Paul Everill

Anglo-Georgian Expedition to Nokalakevi (AGEN)

This season is the sixteenth of excavation by the Anglo-Georgian expedition at the multi-period site of Nokalakevi, the longest running international collaboration in Georgian archaeology. Working closely with colleagues from the Georgian National Museum and the National Agency for Cultural Heritage Preservation of Georgia an international team, primarily from the University of Winchester, has been in Nokalakevi since the 1st July.

Those with an interest in our work here can read more in our 2014 BAR publication of the first ten years’ results, and we are now in the process of writing our 2011-15 publication. In brief, however, the first significant settlement at Nokalakevi dates to the 8th/7th centuries BC from which period we have recovered double-headed zoomorphic figurines. The site was more or less continually occupied from then, with further peaks of activity in the 6th-5th centuries BC, and in the 4th-1st centuries BC. The distinctive features that survive at Nokalakevi today are the stunning fortifications dating to the time of the Laz kings and their Byzantine allies in the 4th, 5th and 6th centuries AD, culminating in the enormous refortification of the eastern gate under Justinian as he prepared for war with Persia.

This year, with a team including volunteers from Georgia, Britain, America and Nor way, we have worked in three trenches in Nokalakevi.

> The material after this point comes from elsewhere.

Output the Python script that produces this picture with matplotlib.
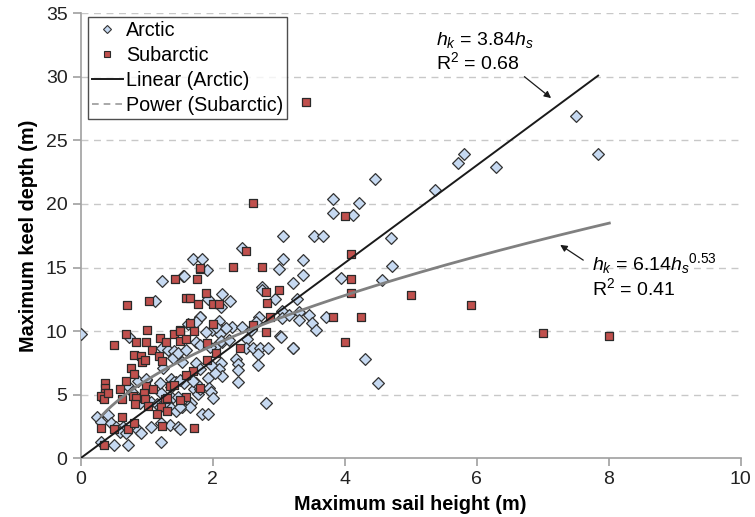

Trench A was located next to the eastern gate, and has provided evidence of the complete span of occupation here. Last week, after 16 seasons and 200 students, we reached the underlying natural deposit. Unlike the natural clay in Trenches B and C, in Trench A it was the bottom of a palaeochannel with rolled riverstones. The presence of a palaeochannel – and the visible movement of some groundwater through it even today – goes a considerable way to explain the difficulties we have experienced in recent years with water logging and standing water in the trench. The fragments of double-headed zoomorphic figurines recovered from Trench A, without any associated structures, might indicate deliberate deposition all practice at the edge of an area that would most likely have been marshy in the 8th/7th centuries BC.

Work has continued in Trench E when the weather allowed – this area too suffers with issues of waterlogging – and we have also opened five trenches at a new site 11 miles to the east, where evidence from test-pitting last year strongly supports the presence of a ‘lost’ Byzantine fort briefly held by the Persians during a military incursion into west Georgia and described by both Agathias and Procopius.

Having finished Trench C last year, we opened Trench F at the start of this season. Located across the top of the old Trench B the new area was designed to fully expose a Hellenistic structure which had been partially revealed in 2004 and 2005. Trench F successfully located the southwest corner of this structure, however we will need to extend it to the east and north next season in order to reveal the entirety of what now appears to be a very complicated structure, or structures.

After a month of hard work, spells of very bad weather and spells of very hot weather, today is the last day of the 2016 season. Tomorrow we pack up and head for Tbilisi for a brief stay before we fly home. We will all be sad to leave Nokalakevi, but we are already making plans for our return in 2017.